With no physical evidence of WMDs found in Iraq so far, pressure is mounting on Mr Blair.
Two trucks fitted with laboratory equipment have been found, but experts found no trace of chemical or biological weapons in them.
And captured Iraqi scientists who worked on the WMD programme insist that all such weapons were destroyed in the 1990s.
Mr Blair was left red-faced during an official visit to the former war zone last week when Mr Rumsfeld suggested that the Iraqis might have destroyed their nuclear and chemical weapons before the start of the war.
Then US Deputy Defence Secretary Paul Wolfowitz sparked further outrage by stating that "bureaucratic reasons" were behind the decision to make WMD the main justification for going to war.
The Prime Minister last night said he still believed that weapons of mass destruction would be found in Iraq.
But Ann, 58, of Gateshead, said: "We didn't fight this war for just reasons as there wasn't any threat to the UK from Saddam Hussein.
"Its important that they find these weapons for all those families that have lost someone.
"However, I don't think that they will ever find them."
Her son John, who was born in and brought up in Sandyford, Newcastle, was a colour sergeant in the Royal Marines.
He served in the first Gulf War and had been in uniform since his was 17.
He was among a group of eight Marines who were killed in the helicopter crash.
John was separated from his wife Wendy, the mother of his daughter Paige.
He also had two stepchildren, Nicky and Jodie, from his marriage.
A Downing Street spokeswoman said: "The Prime Minister has no doubt that weapons of mass destruction will be found.
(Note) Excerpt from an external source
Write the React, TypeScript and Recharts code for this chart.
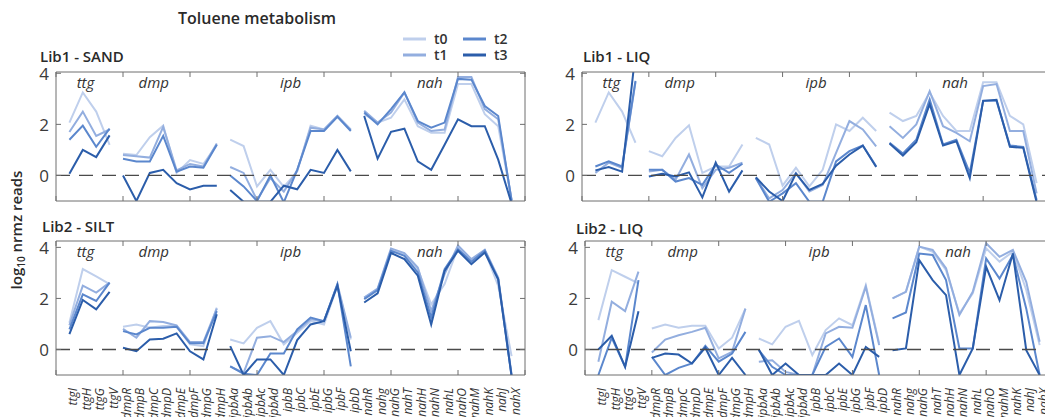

But we know it will take time to find them.
"The information in the dossier about weapons of mass destruction was drawn from the Joint Intelligence Committee and accepted by them.
"There are 12 years of UN resolutions about these weapons so we know that they were there."
And Welsh Secretary Peter Hain insisted yesterday that the evidence of Saddam's WMD seen by Cabinet ministers was "absolutely convincing and conclusive".
New Iraq team to step up search for WMDs
A new team of 1400 experts is to start searching for weapons of mass destruction in Iraq amid claims that the coalition exaggerated the threat that Saddam Hussein posed to the world.
The Iraq Survey Group will be led by Major General Keith Dayton of the US Defence Intelligence Agency. He said its arrival would will bring about a "significant expansion" of the hunt for biological and chemical weapons.
The investigators, from Britain, the US and Australia, will shift the focus of the search away from areas identified as suspicious before the war.
Instead it will look in places where new documents and interviews with Iraqis suggest that weapons of mass destruction could be hidden.
The new policy has been brought in amid growing unease about the failure to find illegal weapons in Iraq.
Before the war, the Bush administration cited the threat from weapons of mass destruction as the main reason for toppling Saddam's regime.
General Dayton said he was reasonably confident that his team would find evidence of an illegal weapons programme.
"This is not necessarily going to be quick and easy, but it's going to be very thorough," he said. "There is a lot of information out there that hasn't been gathered yet."
The Iraq Survey Group will include 200 to 300 searchers who will travel around Iraq and hundreds of experts to interrogate Iraqis.
Another 250 people will analyse documents and computer files at a regional base in Qatar while analysts put the pieces together and figure out what they mean.
The group, including military and civilian experts, will begin taking over the weapons hunt no later than June 7, with a two-week transition period.